_Your instructions_
Quote the records exactly, starting at the first line and stopping after the line with "2081, 2085, 2087]"; skip the pictures.

_Data entries_

*****

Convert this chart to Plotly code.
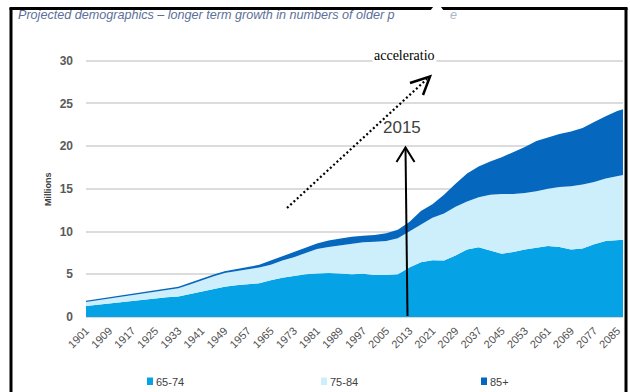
import plotly.graph_objects as go

years = [1901, 1905, 1909, 1913, 1917, 1921, 1925, 1929, 1933, 1937, 1941, 1945,
         1949, 1953, 1957, 1961, 1965, 1969, 1973, 1977, 1981, 1985, 1989, 1993,
         1997, 2001, 2005, 2009, 2013, 2017, 2021, 2025, 2029, 2033, 2037, 2041,
         2045, 2049, 2053, 2057, 2061, 2065, 2069, 2073, 2077, 2081, 2085, 2087]

age_65_74 = [1.3, 1.45, 1.6, 1.75, 1.9, 2.05, 2.15, 2.3, 2.4, 2.7, 3.0, 3.3,
             3.55, 3.7, 3.8, 3.95, 4.3, 4.6, 4.8, 5.0, 5.1, 5.15, 5.1, 5.0,
             5.05, 4.9, 4.9, 5.0, 5.8, 6.4, 6.65, 6.6, 7.2, 7.9, 8.15, 7.8,
             7.4, 7.6, 7.9, 8.1, 8.3, 8.2, 7.9, 8.0, 8.5, 8.9, 9.0, 9.05]

age_75_84 = [0.45, 0.5, 0.55, 0.6, 0.65, 0.7, 0.8, 0.85, 0.95, 1.1, 1.3, 1.45,
             1.6, 1.65, 1.75, 1.85, 1.8, 2.0, 2.2, 2.5, 2.85, 3.05, 3.3, 3.6,
             3.7, 3.9, 4.0, 4.2, 4.2, 4.5, 4.95, 5.5, 5.7, 5.6, 5.85, 6.5,
             7.0, 6.8, 6.6, 6.6, 6.7, 7.0, 7.4, 7.5, 7.3, 7.3, 7.5, 7.55]

age_85_plus = [0.15, 0.15, 0.15, 0.15, 0.15, 0.15, 0.15, 0.15, 0.2, 0.2, 0.2, 0.2,
               0.2, 0.25, 0.3, 0.3, 0.5, 0.5, 0.6, 0.6, 0.65, 0.75, 0.8, 0.8,
               0.75, 0.8, 0.9, 1.0, 1.1, 1.5, 1.6, 2.2, 2.7, 3.3, 3.6, 3.9,
               4.3, 4.9, 5.4, 5.9, 6.0, 6.2, 6.4, 6.6, 7.0, 7.3, 7.6, 7.7]

series_names = ["65-74", "75-84", "85+"]
series_colors = ["#05a3e6", "#cdeefb", "#0567bd"]
tick_years = list(range(1901, 2086, 8))
tick_labels = [str(y) for y in tick_years]
y_ticks = [0, 5, 10, 15, 20, 25, 30]

W, H = 630, 392
L, R, T, B = 86, 623, 58, 317

def px(x):
    return (x - L) / (R - L)

def py(y):
    return (B - y) / (B - T)

fig = go.Figure()
for name, vals, col in zip(series_names, [age_65_74, age_75_84, age_85_plus], series_colors):
    fig.add_trace(go.Scatter(x=years, y=vals, name=name, mode="lines",
                             stackgroup="one", line=dict(width=0, color=col),
                             fillcolor=col, showlegend=False, hoverinfo="skip"))

shapes = []
annotations = []

# frame
shapes.append(dict(type="line", xref="paper", yref="paper", x0=px(11), x1=px(11), y0=py(8), y1=py(395),
                   line=dict(color="black", width=3)))
shapes.append(dict(type="line", xref="paper", yref="paper", x0=px(9.5), x1=px(627.5), y0=py(8.5), y1=py(8.5),
                   line=dict(color="black", width=3)))
shapes.append(dict(type="line", xref="paper", yref="paper", x0=px(626), x1=px(626), y0=py(8), y1=py(395),
                   line=dict(color="black", width=3)))
# notch in frame
shapes.append(dict(type="path", xref="paper", yref="paper",
                   path="M {} {} L {} {} L {} {} Z".format(px(430), py(11), px(437), py(2), px(444), py(11)),
                   fillcolor="white", line=dict(width=0), layer="above"))

# dotted arrow
shapes.append(dict(type="line", xref="paper", yref="paper", x0=px(287), y0=py(208), x1=px(427), y1=py(79),
                   line=dict(color="black", width=2.2, dash="2px,2.5px"), layer="above"))
shapes.append(dict(type="path", xref="paper", yref="paper",
                   path="M {} {} L {} {} L {} {}".format(px(410), py(83), px(430), py(76.5), px(423), py(95)),
                   line=dict(color="black", width=2.5), layer="above"))

# vertical arrow (2015)
shapes.append(dict(type="line", xref="paper", yref="paper", x0=px(407.5), y0=py(316), x1=px(405.5), y1=py(148),
                   line=dict(color="black", width=2), layer="above"))
shapes.append(dict(type="path", xref="paper", yref="paper",
                   path="M {} {} L {} {} L {} {}".format(px(396.5), py(162), px(405.5), py(147.5), px(414.5), py(162)),
                   line=dict(color="black", width=2), layer="above"))

# legend squares + text
leg_x = [147, 321, 481]
for name, col, lx in zip(series_names, series_colors, leg_x):
    shapes.append(dict(type="rect", xref="paper", yref="paper", x0=px(lx), x1=px(lx + 6),
                       y0=py(385), y1=py(377.5), fillcolor=col, line=dict(width=0)))
    annotations.append(dict(text=name, xref="paper", yref="paper", x=px(lx + 7), y=py(381.5),
                            xanchor="left", yanchor="middle", showarrow=False,
                            font=dict(family="Liberation Sans, Arial", size=11, color="#404040")))

# title
annotations.append(dict(text="<i>Projected demographics \u2013 longer term growth in numbers of older p</i>",
                        xref="paper", yref="paper", x=px(16), y=py(14.5), xanchor="left", yanchor="middle",
                        showarrow=False, font=dict(family="Liberation Sans, Arial", size=12.6, color="#5c7099")))
annotations.append(dict(text="<i>e</i>", xref="paper", yref="paper", x=px(448), y=py(14.5),
                        xanchor="left", yanchor="middle", showarrow=False,
                        font=dict(family="Liberation Sans, Arial", size=12.6, color="#aab6cc")))

# y-axis title
annotations.append(dict(text="<b>Millions</b>", xref="paper", yref="paper", x=px(48), y=py(189),
                        xanchor="center", yanchor="middle", textangle=-90, showarrow=False,
                        font=dict(family="Liberation Sans, Arial", size=9, color="#404040")))

# acceleratio text
annotations.append(dict(text="acceleratio", xref="paper", yref="paper", x=px(404), y=py(55),
                        xanchor="center", yanchor="middle", showarrow=False, bgcolor="white",
                        font=dict(family="Liberation Serif, Times New Roman", size=14, color="black")))
# 2015
annotations.append(dict(text="2015", xref="paper", yref="paper", x=px(402), y=py(127),
                        xanchor="center", yanchor="middle", showarrow=False,
                        font=dict(family="Liberation Sans, Arial", size=17, color="#404040")))

fig.update_layout(
    width=W, height=H,
    margin=dict(l=L, r=W - R, t=T, b=H - B, pad=0),
    paper_bgcolor="white", plot_bgcolor="white",
    showlegend=False,
    shapes=shapes, annotations=annotations,
    xaxis=dict(range=[1901, 2087], tickvals=tick_years, ticktext=tick_labels, tickangle=-45,
               showgrid=False, zeroline=False, showline=True, linecolor="#d9d9d9", linewidth=1,
               ticks="", ticklabelstandoff=2,
               tickfont=dict(family="Liberation Sans, Arial", size=11, color="#505050")),
    yaxis=dict(range=[0, 30.3], tickvals=y_ticks, showgrid=True, gridcolor="#dcdcdc", gridwidth=1.5,
               zeroline=False, showline=False, ticks="", ticklabelstandoff=12,
               tickfont=dict(family="Liberation Sans, Arial", size=12, color="#5a5a5a", weight="bold")),
)

fig.write_html("out.html")
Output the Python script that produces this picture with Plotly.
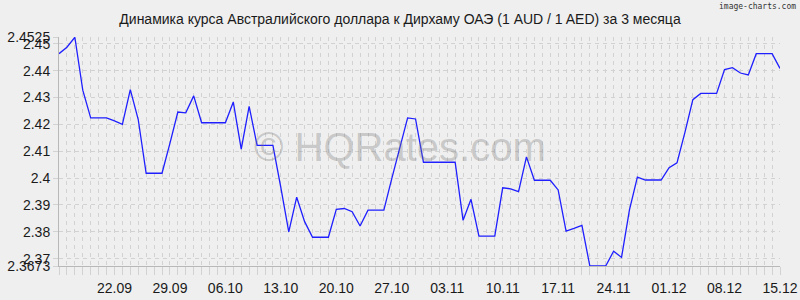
import pandas as pd
import plotly.graph_objects as go

# ---- data ----
start_date = "2024-09-15"
n_days = 92
rates = [
    2.4463, 2.4487, 2.4524, 2.4327, 2.4224, 2.4224, 2.4224, 2.4213, 2.4200, 2.4329,
    2.4218, 2.4018, 2.4018, 2.4018, 2.4129, 2.4246, 2.4243, 2.4306, 2.4206, 2.4206,
    2.4206, 2.4206, 2.4283, 2.4108, 2.4267, 2.4122, 2.4122, 2.4122, 2.3965, 2.3800,
    2.3929, 2.3838, 2.3780, 2.3780, 2.3780, 2.3884, 2.3887, 2.3875, 2.3822, 2.3881,
    2.3881, 2.3881, 2.3998, 2.4116, 2.4224, 2.4220, 2.4059, 2.4059, 2.4059, 2.4059,
    2.4059, 2.3843, 2.3921, 2.3784, 2.3784, 2.3784, 2.3964, 2.3960, 2.3950, 2.4079,
    2.3992, 2.3992, 2.3992, 2.3956, 2.3803, 2.3813, 2.3824, 2.3673, 2.3673, 2.3673,
    2.3728, 2.3705, 2.3882, 2.4004, 2.3993, 2.3993, 2.3993, 2.4039, 2.4057, 2.4170,
    2.4292, 2.4315, 2.4315, 2.4315, 2.4404, 2.4411, 2.4391, 2.4384, 2.4463, 2.4463,
    2.4463, 2.4408,
]
x_tick_dates = ["2024-09-22", "2024-09-29", "2024-10-06", "2024-10-13", "2024-10-20",
                "2024-10-27", "2024-11-03", "2024-11-10", "2024-11-17", "2024-11-24",
                "2024-12-01", "2024-12-08", "2024-12-15"]
x_tick_labels = ["22.09", "29.09", "06.10", "13.10", "20.10", "27.10", "03.11",
                 "10.11", "17.11", "24.11", "01.12", "08.12", "15.12"]
y_tick_values = [2.3673, 2.37, 2.38, 2.39, 2.40, 2.41, 2.42, 2.43, 2.44, 2.45, 2.4525]
y_tick_labels = ["2.3673", "2.37", "2.38", "2.39", "2.4", "2.41", "2.42", "2.43",
                 "2.44", "2.45", "2.4525"]
y_min, y_max = 2.3673, 2.4525
title_text = "Динамика курса Австралийского доллара к Дирхаму ОАЭ (1 AUD / 1 AED) за 3 месяца"

dates = pd.date_range(start_date, periods=n_days, freq="D")

BG = "#efefef"
GRID = "#d2d2d2"
FONT = "Liberation Sans, Arial, sans-serif"

fig = go.Figure()
fig.add_trace(go.Scatter(
    x=dates, y=rates, mode="lines",
    line=dict(color="#1f1fff", width=1.3),
    hoverinfo="skip", showlegend=False,
))

fig.update_layout(
    width=800, height=300,
    margin=dict(l=59, r=20, t=37, b=34),
    paper_bgcolor=BG, plot_bgcolor=BG,
    font=dict(family=FONT, size=14, color="#1a1a1a"),
    title=dict(text=title_text, x=0.5, xref="container", xanchor="center",
               y=1 - 19 / 300, yref="container", yanchor="middle",
               font=dict(family=FONT, size=14, color="#1a1a1a")),
    xaxis=dict(
        range=[dates[0], dates[-1]],
        tickvals=x_tick_dates, ticktext=x_tick_labels,
        showgrid=True, gridcolor=GRID, griddash="4px,4px", gridwidth=1,
        ticks="outside", ticklen=8, tickcolor=GRID, ticklabelstandoff=1,
        minor=dict(dtick=86400000, showgrid=True, gridcolor=GRID,
                   griddash="4px,4px", ticks="outside", ticklen=8, tickcolor=GRID),
        showline=True, linecolor="#b8b8b8", linewidth=1,
        zeroline=False, fixedrange=True, automargin=False,
        tickfont=dict(family=FONT, size=14, color="#1a1a1a"),
    ),
    yaxis=dict(
        range=[y_min, y_max],
        tickvals=y_tick_values, ticktext=y_tick_labels,
        showgrid=True, gridcolor=GRID, griddash="4px,4px", gridwidth=1,
        ticks="outside", ticklen=5, tickcolor=GRID,
        showline=True, linecolor="#b8b8b8", linewidth=1,
        zeroline=False, fixedrange=True, automargin=False,
        tickfont=dict(family=FONT, size=14, color="#1a1a1a"),
    ),
)

# watermarks
fig.add_annotation(text="© HQRates.com", xref="paper", yref="paper",
                   x=(400 - 59) / 721, y=1 - (147 - 37) / 229,
                   xanchor="center", yanchor="middle", showarrow=False,
                   font=dict(family=FONT, size=40, color="rgba(120,120,120,0.33)"))
fig.add_annotation(text="image-charts.com", xref="paper", yref="paper",
                   x=(798 - 59) / 721, y=1 + (37 - 6.5) / 229,
                   xanchor="right", yanchor="middle", showarrow=False,
                   font=dict(family="DejaVu Sans Mono, monospace", size=8, color="#333333"))

fig.write_html("out.html", config={"displayModeBar": False})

*****

_Right answer_
Convert this chart to Plotly code.
import plotly.graph_objects as go

years = [1901, 1905, 1909, 1913, 1917, 1921, 1925, 1929, 1933, 1937, 1941, 1945,
         1949, 1953, 1957, 1961, 1965, 1969, 1973, 1977, 1981, 1985, 1989, 1993,
         1997, 2001, 2005, 2009, 2013, 2017, 2021, 2025, 2029, 2033, 2037, 2041,
         2045, 2049, 2053, 2057, 2061, 2065, 2069, 2073, 2077, 2081, 2085, 2087]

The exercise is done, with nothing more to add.